Две птицы, похожие на черных монахов, свившие гнезда в капителях древней церкви, всполошились, услышав меня. Я оставил их в покое.
30 апреля, 0.36
Вчера был в Ани, и впечатления от увиденного не дают мне покоя. История города меня очень увлекла, и хочу ею с вами поделиться. Первой столицей армянского царства Багратидов был Карс, но царь Ашот III в 961 году решил перенести столицу страны ближе к Арарату, в более красивое и намоленное место – в Ани. Именно на X–XI века падает художественный расцвет этого великолепного города, бывшего столицей Армении до 1045 года. В ту пору Ани называли «городом 1001 церкви», а его население превышало сто тысяч человек. Он был больше, чем любой город Европы того времени, и соперничал с Багдадом, Каиром и Константинополем.
Согласно легенде, последняя церковь, тысяча первая, была построена по просьбе застенчивой жены пастуха, которую смущало большое количество шумных прихожан во всех других церквях города.

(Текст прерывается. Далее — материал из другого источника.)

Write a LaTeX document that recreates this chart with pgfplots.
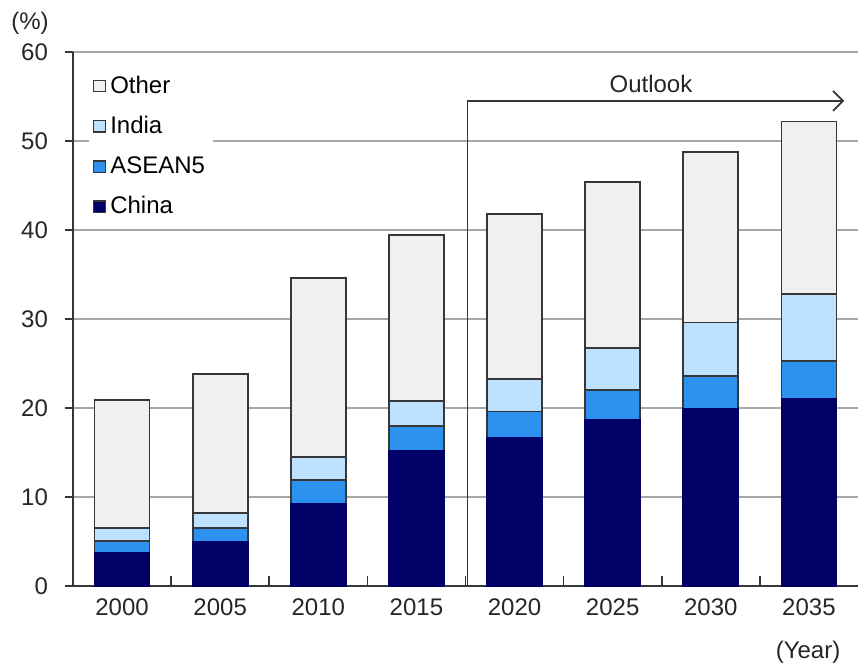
\documentclass[border=0pt]{standalone}
\usepackage{pgfplots}
\pgfplotsset{compat=1.18}
\usepackage{fontspec}
\setmainfont{Liberation Sans}
\usetikzlibrary{arrows.meta}
\definecolor{cChina}{RGB}{0,0,102}
\definecolor{cAsean}{RGB}{45,145,240}
\definecolor{cIndia}{RGB}{190,225,255}
\definecolor{cOther}{RGB}{240,240,240}
\definecolor{cEdge}{RGB}{55,55,55}
\begin{document}
\begin{tikzpicture}
\begin{axis}[
  name=ax,
  scale only axis,
  width=392.5pt, height=267pt,
  xmin=-0.5, xmax=7.5,
  ymin=0, ymax=60,
  ytick={0,10,...,60},
  xtick={0,...,7},
  xticklabels={2000,2005,2010,2015,2020,2025,2030,2035},
  minor xtick={0.5,1.5,...,6.5},
  axis x line*=bottom,
  axis y line*=left,
  major x tick style={draw=none},
  minor x tick style={draw=cEdge, line width=0.8pt},
  minor tick length=5pt,
  xtick align=inside,
  ytick align=outside,
  major tick length=4pt,
  y tick style={draw=cEdge, line width=0.8pt},
  axis line style={draw=cEdge, line width=0.9pt, -},
  ymajorgrids,
  grid style={draw=black!35, line width=0.8pt},
  ybar stacked,
  bar width=27.5pt,
  tick label style={font=\fontsize{12}{14}\selectfont, text=black!85},
  /pgf/number format/assume math mode=true,
  xticklabel style={yshift=-3pt},
  yticklabel style={xshift=-5pt},
  clip=false,
  legend style={at={(0.02,0.971)}, anchor=north west, draw=none, fill=white,
    font=\fontsize{12}{14}\selectfont, row sep=6pt, inner sep=2pt,
    cells={anchor=west}},
  legend image code/.code={\draw[#1, draw=cEdge, line width=0.6pt] (0pt,-2.8pt) rectangle (6pt,2.8pt);},
  reverse legend,
]
\addplot+[fill=cChina, draw=cChina, line width=0.9pt] coordinates {(0,3.7) (1,4.9) (2,9.2) (3,15.2) (4,16.6) (5,18.7) (6,19.9) (7,21.0)};
\addplot+[fill=cAsean, draw=cEdge, line width=0.9pt] coordinates {(0,1.4) (1,1.6) (2,2.7) (3,2.8) (4,3.0) (5,3.3) (6,3.7) (7,4.3)};
\addplot+[fill=cIndia, draw=cEdge, line width=0.9pt] coordinates {(0,1.4) (1,1.7) (2,2.6) (3,2.8) (4,3.7) (5,4.7) (6,6.0) (7,7.5)};
\addplot+[fill=cOther, draw=cEdge, line width=0.9pt] coordinates {(0,14.4) (1,15.6) (2,20.1) (3,18.6) (4,18.5) (5,18.7) (6,19.2) (7,19.4)};
\legend{China,ASEAN5,India,Other}
\draw[cEdge, line width=0.9pt, -{Straight Barb[length=5pt,width=10pt]}] (axis cs:3.52,0) -- (axis cs:3.52,54.5) -- (axis cs:7.36,54.5);
\node[font=\fontsize{12}{14}\selectfont, text=black!85] at (axis cs:5.39,56.4) {Outlook};
\end{axis}
\node[font=\fontsize{12}{14}\selectfont, text=black!85, anchor=center] at ([shift={(-21.5pt,14.5pt)}]ax.north west) {(\%)};
\node[font=\fontsize{12}{14}\selectfont, text=black!85, anchor=center] at ([shift={(-25pt,-33pt)}]ax.south east) {(Year)};
\pgfresetboundingbox
\path[use as bounding box] ([shift={(-36.5pt,-40pt)}]ax.south west) rectangle ([shift={(0.5pt,26pt)}]ax.north east);
\end{tikzpicture}
\end{document}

Грузинская царица Тамара в 1200 году пошла походом на Ани, ослабленный после переноса столицы в Ереван, и взяла его боем. Тогда вся местность эта была подчинена Грузии, простиравшейся до побережья Черного моря и занявшей даже Трапезунд. До сих пор в Турции находится около дюжины средневековых грузинских замков и церквей. И в Ани к его многочисленным армянским церквям были добавлены еще и грузинские. Затем Ани опустошили монголы, а в 1319 году страшной силы землетрясение уничтожило множество церквей, однако не все – путешественники из Европы в XVIII веке еще насчитывали в Ани двести храмов. Вскоре, в 1386 году, Ани был взят и разграблен Тамерланом, а год спустя он же взял и Карс. В начале XVI века, в 1513 году, город окончательно захватили османские турки, державшие эти уже полуопустевшие руины триста лет в своем владении. Русская армия брала Карс неоднократно – в 1828 году, затем во время Крымской войны – в 1855 году и окончательно – в 1877-м, когда Карс и Ани по Берлинскому соглашению отошли к России. Царское правительство организовало первые научные раскопки в городе в 1892 году под руководством академика Николая Яковлевича Марра, полугрузина-полушотландца. Вот тогда-то и были укреплены уцелевшие церкви, были найдены описанные мной в предыдущем письме царский дворец, торговая улица, бани и мечеть, споры об основании которой не утихают и по сей день. Тогда в Ани было найдено много резной кипарисовой мебели Средних веков, керамика, посуда, монеты, оружие, доспехи. И все это было выставлено русским правительством в двух музеях, расположенных в соборе и караван-сарае; увы, теперь они уничтожены и, как говорят свидетели, разворованы.